Exercise task:
Reproduce the full listing below unchanged, apart from the pictures.

Data provided:
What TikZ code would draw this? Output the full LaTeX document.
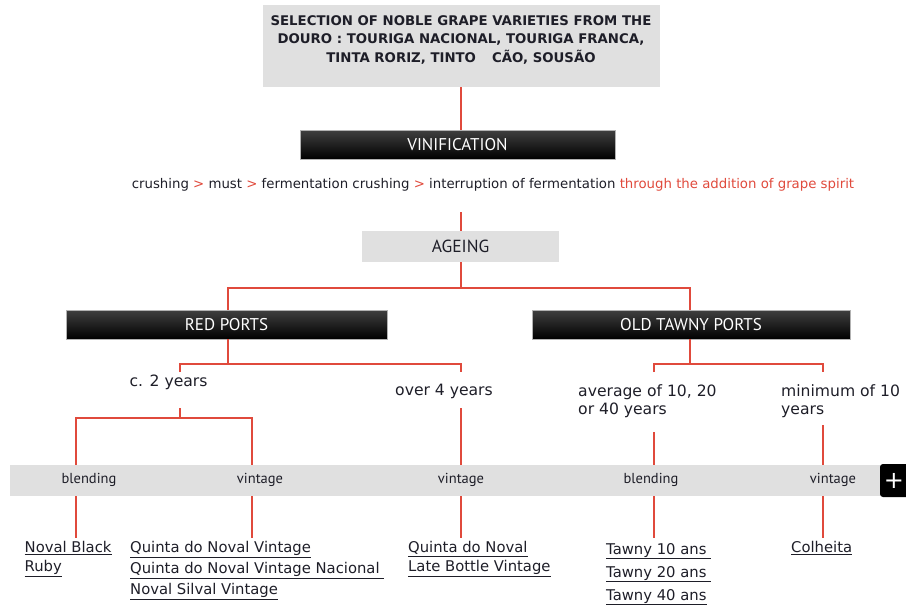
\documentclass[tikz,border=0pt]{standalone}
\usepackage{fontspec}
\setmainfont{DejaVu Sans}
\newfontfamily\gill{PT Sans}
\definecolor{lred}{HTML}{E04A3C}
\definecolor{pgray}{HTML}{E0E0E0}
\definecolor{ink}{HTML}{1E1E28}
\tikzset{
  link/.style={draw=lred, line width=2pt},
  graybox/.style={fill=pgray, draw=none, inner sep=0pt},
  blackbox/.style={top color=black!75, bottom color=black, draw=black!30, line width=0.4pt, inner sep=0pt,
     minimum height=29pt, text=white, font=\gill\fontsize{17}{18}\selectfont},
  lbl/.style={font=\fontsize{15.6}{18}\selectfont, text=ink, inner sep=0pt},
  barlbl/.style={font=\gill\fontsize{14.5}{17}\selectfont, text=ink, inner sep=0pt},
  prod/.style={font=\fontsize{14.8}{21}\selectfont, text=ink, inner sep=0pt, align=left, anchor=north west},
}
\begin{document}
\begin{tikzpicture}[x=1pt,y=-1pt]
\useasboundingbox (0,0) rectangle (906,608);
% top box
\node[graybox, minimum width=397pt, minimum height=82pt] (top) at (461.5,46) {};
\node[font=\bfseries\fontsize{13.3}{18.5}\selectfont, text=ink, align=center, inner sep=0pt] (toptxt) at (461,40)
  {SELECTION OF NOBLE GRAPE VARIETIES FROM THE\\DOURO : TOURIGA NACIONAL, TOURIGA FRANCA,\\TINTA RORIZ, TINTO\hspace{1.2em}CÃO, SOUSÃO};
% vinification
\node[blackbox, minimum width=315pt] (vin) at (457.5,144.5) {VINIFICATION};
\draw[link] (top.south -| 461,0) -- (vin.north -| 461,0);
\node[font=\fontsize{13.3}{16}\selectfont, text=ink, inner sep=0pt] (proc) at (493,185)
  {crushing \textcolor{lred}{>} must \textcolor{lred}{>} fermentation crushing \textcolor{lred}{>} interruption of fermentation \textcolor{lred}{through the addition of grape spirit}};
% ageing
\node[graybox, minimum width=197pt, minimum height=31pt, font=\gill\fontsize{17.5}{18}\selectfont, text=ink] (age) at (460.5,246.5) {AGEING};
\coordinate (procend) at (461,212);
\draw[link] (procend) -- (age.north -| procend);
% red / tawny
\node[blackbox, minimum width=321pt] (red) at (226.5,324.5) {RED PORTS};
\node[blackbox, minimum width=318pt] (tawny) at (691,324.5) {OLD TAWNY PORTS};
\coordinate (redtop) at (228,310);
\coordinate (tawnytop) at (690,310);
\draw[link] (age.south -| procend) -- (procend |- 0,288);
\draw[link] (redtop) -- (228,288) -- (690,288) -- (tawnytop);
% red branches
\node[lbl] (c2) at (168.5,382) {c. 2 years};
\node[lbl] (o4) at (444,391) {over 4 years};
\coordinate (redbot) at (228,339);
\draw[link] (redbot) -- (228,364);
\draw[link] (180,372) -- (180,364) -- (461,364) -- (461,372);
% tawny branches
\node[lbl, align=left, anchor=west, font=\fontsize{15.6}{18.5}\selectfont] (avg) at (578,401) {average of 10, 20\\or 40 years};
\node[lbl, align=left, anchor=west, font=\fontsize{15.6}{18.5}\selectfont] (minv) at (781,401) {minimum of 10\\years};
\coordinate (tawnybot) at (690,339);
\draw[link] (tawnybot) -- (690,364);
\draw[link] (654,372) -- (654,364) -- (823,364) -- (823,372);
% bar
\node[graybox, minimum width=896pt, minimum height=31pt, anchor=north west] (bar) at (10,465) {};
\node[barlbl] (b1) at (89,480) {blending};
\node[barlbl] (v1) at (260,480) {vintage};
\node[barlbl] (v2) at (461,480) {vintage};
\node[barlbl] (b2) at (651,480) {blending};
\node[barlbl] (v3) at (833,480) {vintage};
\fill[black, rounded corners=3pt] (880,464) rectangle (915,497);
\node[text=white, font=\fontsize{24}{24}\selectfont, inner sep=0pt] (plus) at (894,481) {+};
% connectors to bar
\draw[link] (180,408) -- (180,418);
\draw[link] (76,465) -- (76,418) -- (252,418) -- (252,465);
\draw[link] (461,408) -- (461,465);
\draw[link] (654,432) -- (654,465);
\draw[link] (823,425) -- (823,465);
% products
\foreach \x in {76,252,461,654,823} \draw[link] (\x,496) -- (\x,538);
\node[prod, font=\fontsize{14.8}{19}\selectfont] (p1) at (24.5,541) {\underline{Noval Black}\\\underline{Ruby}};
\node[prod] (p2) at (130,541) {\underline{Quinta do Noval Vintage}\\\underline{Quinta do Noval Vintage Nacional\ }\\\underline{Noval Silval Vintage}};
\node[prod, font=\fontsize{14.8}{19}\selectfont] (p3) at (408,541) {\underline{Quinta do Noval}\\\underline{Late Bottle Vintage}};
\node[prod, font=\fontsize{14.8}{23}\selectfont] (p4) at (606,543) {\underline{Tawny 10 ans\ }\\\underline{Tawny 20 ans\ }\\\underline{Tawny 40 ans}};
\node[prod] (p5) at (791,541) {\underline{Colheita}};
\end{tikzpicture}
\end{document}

The solution:
What TikZ code would draw this? Output the full LaTeX document.
\documentclass[tikz,border=0pt]{standalone}
\usepackage{fontspec}
\setmainfont{DejaVu Sans}
\newfontfamily\gill{PT Sans}
\definecolor{lred}{HTML}{E04A3C}
\definecolor{pgray}{HTML}{E0E0E0}
\definecolor{ink}{HTML}{1E1E28}
\tikzset{
  link/.style={draw=lred, line width=2pt},
  graybox/.style={fill=pgray, draw=none, inner sep=0pt},
  blackbox/.style={top color=black!75, bottom color=black, draw=black!30, line width=0.4pt, inner sep=0pt,
     minimum height=29pt, text=white, font=\gill\fontsize{17}{18}\selectfont},
  lbl/.style={font=\fontsize{15.6}{18}\selectfont, text=ink, inner sep=0pt},
  barlbl/.style={font=\gill\fontsize{14.5}{17}\selectfont, text=ink, inner sep=0pt},
  prod/.style={font=\fontsize{14.8}{21}\selectfont, text=ink, inner sep=0pt, align=left, anchor=north west},
}
\begin{document}
\begin{tikzpicture}[x=1pt,y=-1pt]
\useasboundingbox (0,0) rectangle (906,608);
% top box
\node[graybox, minimum width=397pt, minimum height=82pt] (top) at (461.5,46) {};
\node[font=\bfseries\fontsize{13.3}{18.5}\selectfont, text=ink, align=center, inner sep=0pt] (toptxt) at (461,40)
  {SELECTION OF NOBLE GRAPE VARIETIES FROM THE\\DOURO : TOURIGA NACIONAL, TOURIGA FRANCA,\\TINTA RORIZ, TINTO\hspace{1.2em}CÃO, SOUSÃO};
% vinification
\node[blackbox, minimum width=315pt] (vin) at (457.5,144.5) {VINIFICATION};
\draw[link] (top.south -| 461,0) -- (vin.north -| 461,0);
\node[font=\fontsize{13.3}{16}\selectfont, text=ink, inner sep=0pt] (proc) at (493,185)
  {crushing \textcolor{lred}{>} must \textcolor{lred}{>} fermentation crushing \textcolor{lred}{>} interruption of fermentation \textcolor{lred}{through the addition of grape spirit}};
% ageing
\node[graybox, minimum width=197pt, minimum height=31pt, font=\gill\fontsize{17.5}{18}\selectfont, text=ink] (age) at (460.5,246.5) {AGEING};
\coordinate (procend) at (461,212);
\draw[link] (procend) -- (age.north -| procend);
% red / tawny
\node[blackbox, minimum width=321pt] (red) at (226.5,324.5) {RED PORTS};
\node[blackbox, minimum width=318pt] (tawny) at (691,324.5) {OLD TAWNY PORTS};
\coordinate (redtop) at (228,310);
\coordinate (tawnytop) at (690,310);
\draw[link] (age.south -| procend) -- (procend |- 0,288);
\draw[link] (redtop) -- (228,288) -- (690,288) -- (tawnytop);
% red branches
\node[lbl] (c2) at (168.5,382) {c. 2 years};
\node[lbl] (o4) at (444,391) {over 4 years};
\coordinate (redbot) at (228,339);
\draw[link] (redbot) -- (228,364);
\draw[link] (180,372) -- (180,364) -- (461,364) -- (461,372);
% tawny branches
\node[lbl, align=left, anchor=west, font=\fontsize{15.6}{18.5}\selectfont] (avg) at (578,401) {average of 10, 20\\or 40 years};
\node[lbl, align=left, anchor=west, font=\fontsize{15.6}{18.5}\selectfont] (minv) at (781,401) {minimum of 10\\years};
\coordinate (tawnybot) at (690,339);
\draw[link] (tawnybot) -- (690,364);
\draw[link] (654,372) -- (654,364) -- (823,364) -- (823,372);
% bar
\node[graybox, minimum width=896pt, minimum height=31pt, anchor=north west] (bar) at (10,465) {};
\node[barlbl] (b1) at (89,480) {blending};
\node[barlbl] (v1) at (260,480) {vintage};
\node[barlbl] (v2) at (461,480) {vintage};
\node[barlbl] (b2) at (651,480) {blending};
\node[barlbl] (v3) at (833,480) {vintage};
\fill[black, rounded corners=3pt] (880,464) rectangle (915,497);
\node[text=white, font=\fontsize{24}{24}\selectfont, inner sep=0pt] (plus) at (894,481) {+};
% connectors to bar
\draw[link] (180,408) -- (180,418);
\draw[link] (76,465) -- (76,418) -- (252,418) -- (252,465);
\draw[link] (461,408) -- (461,465);
\draw[link] (654,432) -- (654,465);
\draw[link] (823,425) -- (823,465);
% products
\foreach \x in {76,252,461,654,823} \draw[link] (\x,496) -- (\x,538);
\node[prod, font=\fontsize{14.8}{19}\selectfont] (p1) at (24.5,541) {\underline{Noval Black}\\\underline{Ruby}};
\node[prod] (p2) at (130,541) {\underline{Quinta do Noval Vintage}\\\underline{Quinta do Noval Vintage Nacional\ }\\\underline{Noval Silval Vintage}};
\node[prod, font=\fontsize{14.8}{19}\selectfont] (p3) at (408,541) {\underline{Quinta do Noval}\\\underline{Late Bottle Vintage}};
\node[prod, font=\fontsize{14.8}{23}\selectfont] (p4) at (606,543) {\underline{Tawny 10 ans\ }\\\underline{Tawny 20 ans\ }\\\underline{Tawny 40 ans}};
\node[prod] (p5) at (791,541) {\underline{Colheita}};
\end{tikzpicture}
\end{document}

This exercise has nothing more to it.